Инцидент вскоре был исчерпан. Для всех, кроме меня самого. Пришла мысль о том, что мне скоро шестьдесят и что по всем правилам и канонам давно бы пора перестать летать на боевых истребителях, — пришла и не отступала. Я ее гнал, а она возвращалась ко мне вновь и вновь. Суть, конечно, не в том, что я увлекся и не рассчитал горючее. У летчиков за грех это не считается. Суть заключалась в моем возрасте. На деле, он мне ничуть не мешал. Физически, телесно, что ли, я его не чувствовал. И сил, и здоровья хватало с избытком. Зрение, слух — абсолютная норма. Быстрота реакции если и снизилась, так совсем незначительно; во всяком случае, о том, чтобы это могло подвести меня при полетах, и речи не могло быть. Словом, если бы изменить дату рождения в документах да вдобавок забыть, что она изменена, — летай и дальше! Но дата оставалась на месте, и забыть о ней было невозможно. Моральный фактор вступал в противоречие с физическим. В глубине сознания копилось какое-то странное ощущение, словно я сбился с дороги, понимаю, что сбился, но не хочу этого признать.
А тут еще, когда я вернулся из командировки, главком поддал жару.
— Не совестно тебе людей пугать? — посмеиваясь глазами, громыхал на весь кабинет своим могучим — того и гляди, стекла задрожат! — басом Батицкий. — Небось ориентировку потерял, вот и плюхнулся на первый попавшийся аэродром? А? Признавайся!
— Не на первый попавшийся, а как положено, на запасной, — возразил я.
— А мы сейчас проверим! — гремел Батицкий.
Настроение у главкома в тот день было отличное. Надавив кнопку, он приказал доложить, какой у меня был запасной аэродром, когда я уходил от поднятых на перехват с основного аэродрома истребителей. И хотя Батицкому, разумеется, подтвердили, что я сказал правду, но правда эта была неполной. Выходило, будто я сел на запасной аэродром не вынужденно, а вполне сознательно. Так, по крайней мере, понял дело Батицкий.
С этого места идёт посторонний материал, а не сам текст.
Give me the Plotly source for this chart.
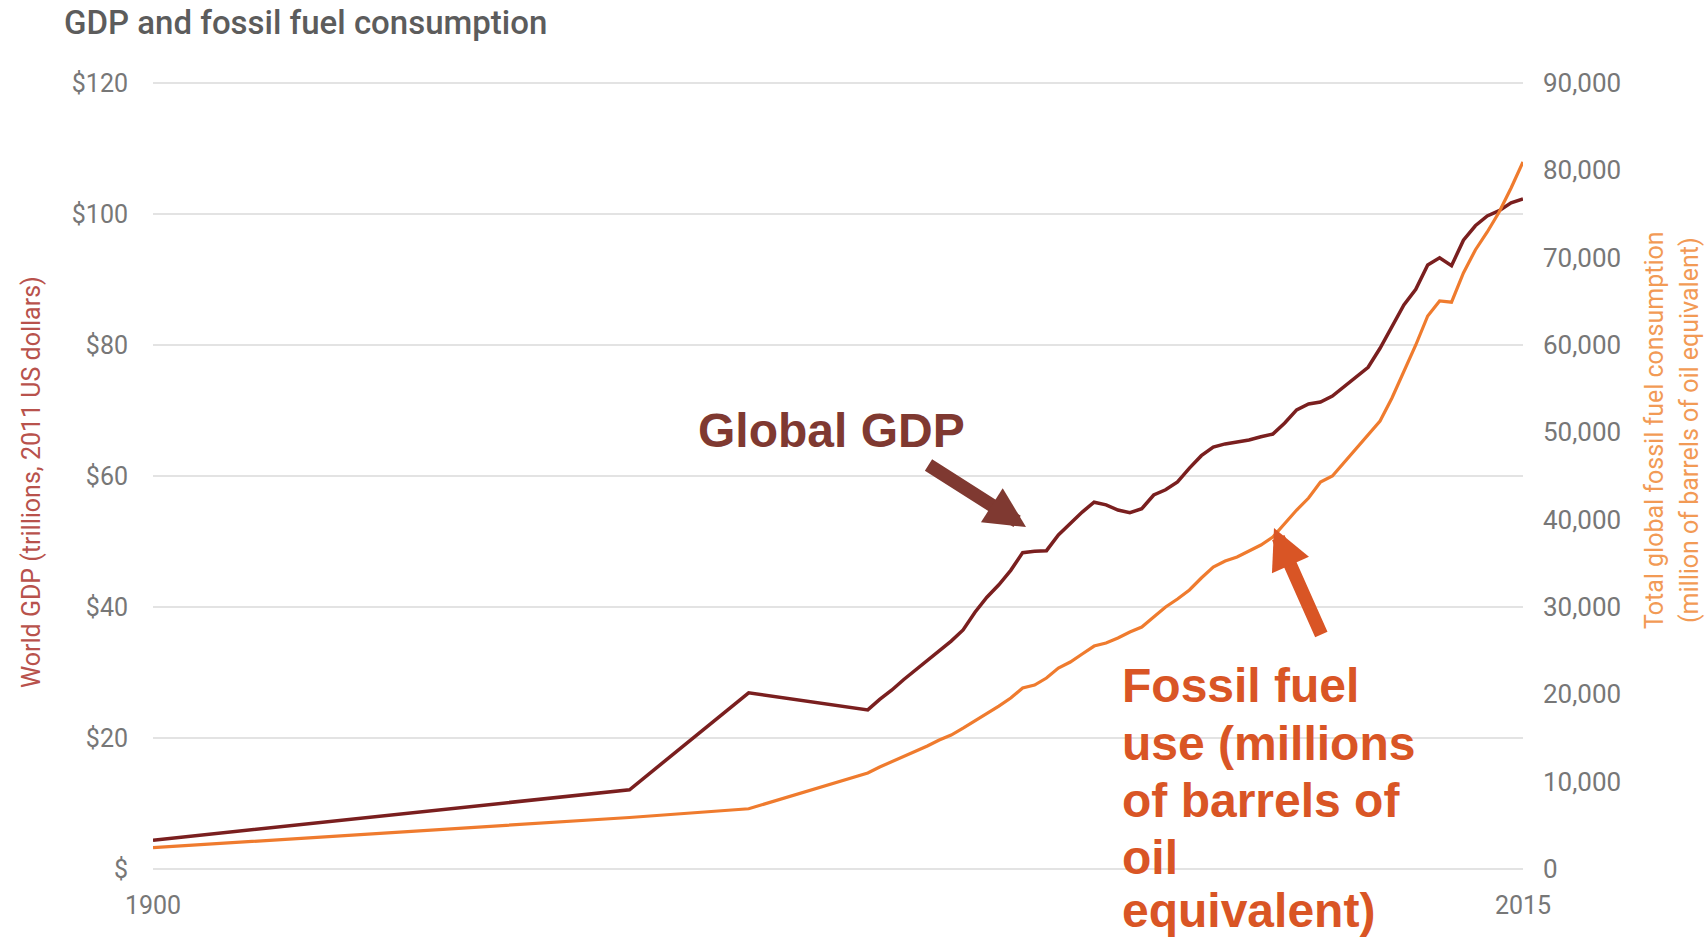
import plotly.graph_objects as go

# ---- data ----
years = [1900, 1940, 1950, 1960, 1961, 1962, 1963, 1964, 1965, 1966, 1967, 1968, 1969,
         1970, 1971, 1972, 1973, 1974, 1975, 1976, 1977, 1978, 1979, 1980, 1981, 1982,
         1983, 1984, 1985, 1986, 1987, 1988, 1989, 1990, 1991, 1992, 1993, 1994, 1995,
         1996, 1997, 1998, 1999, 2000, 2001, 2002, 2003, 2004, 2005, 2006, 2007, 2008,
         2009, 2010, 2011, 2012, 2013, 2014, 2015]

gdp_trillions = [4.4, 12.1, 26.9, 24.3, 25.9, 27.3, 28.9, 30.4, 31.9, 33.3, 34.8, 36.5, 39.2,
                 41.5, 43.4, 45.6, 48.3, 48.5, 48.6, 51.0, 52.7, 54.5, 56.0, 55.6, 54.8, 54.4,
                 55.0, 57.1, 57.9, 59.1, 61.2, 63.1, 64.4, 64.9, 65.2, 65.5, 66.0, 66.4, 68.1,
                 70.1, 71.0, 71.3, 72.2, 73.7, 75.1, 76.6, 79.5, 82.9, 86.1, 88.5, 92.2, 93.3,
                 92.1, 96.0, 98.2, 99.7, 100.5, 101.7, 102.3]

fossil_mboe = [2440, 5900, 6900, 11000, 11680, 12260, 12880, 13510, 14090, 14770, 15340, 16140, 16950,
               17750, 18660, 19580, 20720, 21070, 21870, 23010, 23700, 24620, 25530, 25880, 26450, 27140,
               27710, 28850, 30000, 30920, 31950, 33320, 34580, 35270, 35720, 36410, 37100, 38010, 39620,
               41100, 42480, 44310, 45000, 46600, 48200, 49690, 51300, 53930, 56900, 60000, 63320, 65040,
               64900, 68240, 70880, 72940, 75230, 77970, 80950]

x_ticks = [1900, 2015]
x_ticktext = ["1900", "2015"]
gdp_ticks = [0, 20, 40, 60, 80, 100, 120]
gdp_ticktext = ["$", "$20", "$40", "$60", "$80", "$100", "$120"]
fossil_ticks = [0, 10000, 20000, 30000, 40000, 50000, 60000, 70000, 80000, 90000]
fossil_ticktext = ["0", "10,000", "20,000", "30,000", "40,000", "50,000", "60,000",
                   "70,000", "80,000", "90,000"]

# ---- layout geometry (pixels) ----
W, H = 1706, 939
L, R, T, B = 153, 1523, 83, 869          # where x 1900..2015 and y 0..120 map
EXT = 0.3                                # small range padding so edge gridlines show
GDP_MAX, FOS_MAX = 120, 90000
pad_px = EXT * (B - T) / GDP_MAX
T2, B2 = T - pad_px, B + pad_px          # actual plot-area edges


def px(xp):
    return (xp - L) / (R - L)


def py(yp):
    return (B2 - yp) / (B2 - T2)


GDP_COLOR = "#7a1f1f"
FOSSIL_COLOR = "#ef7b2e"
TICK_COLOR = "#777777"
FONT = "Roboto, Arial, sans-serif"
BOLD_FONT = "Liberation Sans, Arial, sans-serif"

fig = go.Figure()
fig.add_trace(go.Scatter(x=years, y=gdp_trillions, mode="lines", name="World GDP",
                         line=dict(color=GDP_COLOR, width=3.5), yaxis="y"))
fig.add_trace(go.Scatter(x=years, y=fossil_mboe, mode="lines", name="Fossil fuel",
                         line=dict(color=FOSSIL_COLOR, width=3.2), yaxis="y2"))

annotations = [
    # axis titles
    dict(text="World GDP (trillions, 2011 US dollars)", x=px(31), y=py(482),
         xref="paper", yref="paper", xanchor="center", yanchor="middle",
         showarrow=False, textangle=-90,
         font=dict(family=FONT, size=25, color="#b8524c")),
    dict(text="Total global fossil fuel consumption", x=px(1655), y=py(430),
         xref="paper", yref="paper", xanchor="center", yanchor="middle",
         showarrow=False, textangle=-90,
         font=dict(family=FONT, size=25, color="#f29a55")),
    dict(text="(million of barrels of oil equivalent)", x=px(1690), y=py(430),
         xref="paper", yref="paper", xanchor="center", yanchor="middle",
         showarrow=False, textangle=-90,
         font=dict(family=FONT, size=25, color="#f29a55")),
    # Global GDP label + arrow
    dict(text="<b>Global GDP</b>", x=px(696), y=py(431), xref="paper", yref="paper",
         xanchor="left", yanchor="middle", showarrow=False,
         font=dict(family=BOLD_FONT, size=48, color="#7f3931")),
    dict(text="", x=px(1026), y=py(527), xref="paper", yref="paper",
         showarrow=True, ax=-99, ay=-63, arrowhead=2, arrowsize=0.6, arrowwidth=13.5,
         arrowcolor="#7f3931", standoff=0, startstandoff=0),
    # Fossil fuel arrow
    dict(text="", x=px(1274), y=py(528), xref="paper", yref="paper",
         showarrow=True, ax=48, ay=108, arrowhead=2, arrowsize=0.6, arrowwidth=13.5,
         arrowcolor="#d95525", standoff=0, startstandoff=0),
]

fossil_lines = ["Fossil fuel", "use (millions", "of barrels of", "oil", "equivalent)"]
baselines = [702, 760, 817, 874, 927]
for line_txt, bl in zip(fossil_lines, baselines):
    annotations.append(dict(text="<b>" + line_txt + "</b>", x=px(1120), y=py(bl - 17),
                            xref="paper", yref="paper", xanchor="left", yanchor="middle",
                            showarrow=False,
                            font=dict(family=BOLD_FONT, size=48, color="#d95525")))

fig.update_layout(
    width=W, height=H,
    margin=dict(l=L, r=W - R, t=T2, b=H - B2, pad=0),
    paper_bgcolor="white", plot_bgcolor="white",
    showlegend=False,
    title=dict(text="GDP and fossil fuel consumption", x=64 / W, xref="container",
               xanchor="left", y=1 - 22 / H, yref="container", yanchor="middle",
               font=dict(family=FONT, size=33, color="#5c5c5c", weight=500)),
    xaxis=dict(range=[1900, 2015], tickvals=x_ticks, ticktext=x_ticktext,
               showgrid=False, zeroline=False, showline=False, ticks="",
               tickfont=dict(family=FONT, size=25, color=TICK_COLOR),
               ticklabelstandoff=17),
    yaxis=dict(range=[-EXT, GDP_MAX + EXT], tickvals=gdp_ticks, ticktext=gdp_ticktext,
               showgrid=True, gridcolor="#e3e3e3", gridwidth=2, zeroline=False,
               showline=False, ticks="",
               tickfont=dict(family=FONT, size=25, color=TICK_COLOR),
               ticklabelstandoff=24),
    yaxis2=dict(range=[-EXT * FOS_MAX / GDP_MAX, FOS_MAX + EXT * FOS_MAX / GDP_MAX],
                tickvals=fossil_ticks, ticktext=fossil_ticktext,
                overlaying="y", side="right", showgrid=False, zeroline=False,
                showline=False, ticks="",
                tickfont=dict(family=FONT, size=26, color=TICK_COLOR),
                ticklabelstandoff=19),
    annotations=annotations,
)

fig.write_html("out.html", config={"displayModeBar": False},
               post_script="document.body.style.margin='0';")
Чувствуя, что мне приходится преодолеть в себе какое-то внутреннее сопротивление, я взял себя в руки, откашлялся и, старательно выговаривая каждое слово, сказал:
— По существу, вы правы, товарищ маршал. Хотя я и сел, как докладывал вам, на запасной аэродром, но не по своей воле, а из-за того, что горючего ее хватило.
— Ну и что? С кем не случается?! — удивленно взглянул на меня Батицкий.
Он уже успел забыть начало нашего разговора и теперь не понимал, отчего я вдруг вновь заговорил об этом, да еще таким напряженным тоном. Объяснять я ничего не стал, и мы заговорили на другую тему. Но какой-то осадок у меня остался. И горечь его я ощущал до самого вечера. И опять дело было не в самом разговоре с главкомом: разговор как разговор — начался с шутки, закончился обсуждением текущих дел. Обычная встреча в рабочей обстановке. Осадок объяснялся результатом собственной внутренней неудовлетворенности; он только напомнил о себе в кабинете главкома, а накапливался давно и сам по себе. Он был итогом скрытой работы, подспудного процесса в нижних этажах сознания, внезапно обнаруживший себя в остром привкусе душевной горечи.
Однако летать я не прекратил.
Было много трудной, подчас тяжелой, всегда ответственной, но интересной работы. Были новые истребители — великолепные боевые машины, которые создавались в конструкторских бюро и о которых сегодня рассказывать еще рано. Я по-прежнему возглавлял государственные приемочные комиссии, по-прежнему поднимал в воздух сверхзвуковые перехватчики в качестве летчика облета. Шли годы, но в судьбе моей ничего не менялось, и мне не хотелось ничего менять.
Однако день, о котором в глубине души я теперь никогда не забывал и который неизбежно должен был наступить, наконец пришел. Он стал днем, который положил конец моей профессии летчика-истребителя. Мне в ту пору шел шестьдесят четвертый год.
Поздним вечером 1 июня 1974 года я приехал на один из подмосковных аэродромов, где обычно проводились тренировочные полеты. Зарядивший с утра дождь прошел, но небо оставалось затянутым сплошной облачностью. Впрочем, именно такую погоду и обещали синоптики. В плане моем значился ночной полет в сложных метеорологических условиях. Лететь предстояло на одном из недавно принятых на вооружение сверхзвуковых истребителях-перехватчиках. Полетное задание: высота 21 тысяча метров, скорость 2650 километров в час. Обычное задание, обычная для летчика-истребителя работа.